**Task to carry out:** Set the data down again, exactly as it reads, but without the pictures.

**Recorded data:**
## begin

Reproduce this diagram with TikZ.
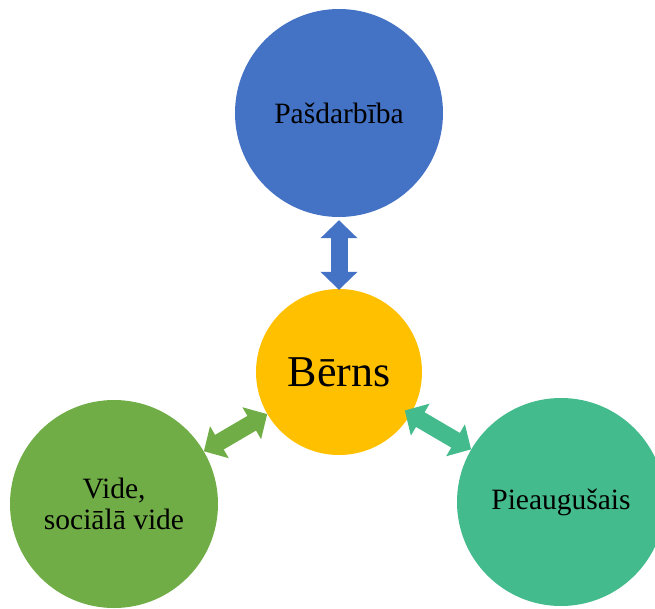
\documentclass[tikz,border=0pt]{standalone}
\usepackage{fontspec}
\setmainfont{Liberation Serif}
\usetikzlibrary{arrows.meta}
\definecolor{cblue}{HTML}{4472C4}
\definecolor{cgold}{HTML}{FFC000}
\definecolor{cgreen}{HTML}{70AD47}
\definecolor{cteal}{HTML}{44BB8C}
\begin{document}
\begin{tikzpicture}[x=1pt,y=-1pt,
  bubble/.style={circle,inner sep=0pt,minimum size=#1,text=black,
    font=\fontsize{29.5}{31}\selectfont,align=center},
  link/.style={line width=17pt,draw=#1,
    {Triangle[width=36pt,length=18pt]}-{Triangle[width=36pt,length=18pt]}}]
\useasboundingbox (0,0) rectangle (655,608);
\clip (0,0) rectangle (655,608);
% the four circles
\node[bubble=208pt,fill=cblue]  (act)   at (339,113) {Pašdarbība};
\node[bubble=166pt,fill=cgold,font=\fontsize{44}{48}\selectfont] (child) at (339,372) {Bērns};
\node[bubble=208pt,fill=cgreen] (env)   at (114,504) {Vide,\\sociālā vide};
\node[bubble=208pt,fill=cteal]  (adult) at (561,502) {Pieaugušais};
% two-way links to the centre
\draw[link=cblue,shorten <=3pt,shorten >=-1pt] (act) -- (child);
\draw[link=cgreen] (child) -- (env);
\draw[link=cteal,shorten <=-7pt] (child) -- (adult);
\end{tikzpicture}
\end{document}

## end

**Written answer:**
Reproduce this diagram with TikZ.
\documentclass[tikz,border=0pt]{standalone}
\usepackage{fontspec}
\setmainfont{Liberation Serif}
\usetikzlibrary{arrows.meta}
\definecolor{cblue}{HTML}{4472C4}
\definecolor{cgold}{HTML}{FFC000}
\definecolor{cgreen}{HTML}{70AD47}
\definecolor{cteal}{HTML}{44BB8C}
\begin{document}
\begin{tikzpicture}[x=1pt,y=-1pt,
  bubble/.style={circle,inner sep=0pt,minimum size=#1,text=black,
    font=\fontsize{29.5}{31}\selectfont,align=center},
  link/.style={line width=17pt,draw=#1,
    {Triangle[width=36pt,length=18pt]}-{Triangle[width=36pt,length=18pt]}}]
\useasboundingbox (0,0) rectangle (655,608);
\clip (0,0) rectangle (655,608);
% the four circles
\node[bubble=208pt,fill=cblue]  (act)   at (339,113) {Pašdarbība};
\node[bubble=166pt,fill=cgold,font=\fontsize{44}{48}\selectfont] (child) at (339,372) {Bērns};
\node[bubble=208pt,fill=cgreen] (env)   at (114,504) {Vide,\\sociālā vide};
\node[bubble=208pt,fill=cteal]  (adult) at (561,502) {Pieaugušais};
% two-way links to the centre
\draw[link=cblue,shorten <=3pt,shorten >=-1pt] (act) -- (child);
\draw[link=cgreen] (child) -- (env);
\draw[link=cteal,shorten <=-7pt] (child) -- (adult);
\end{tikzpicture}
\end{document}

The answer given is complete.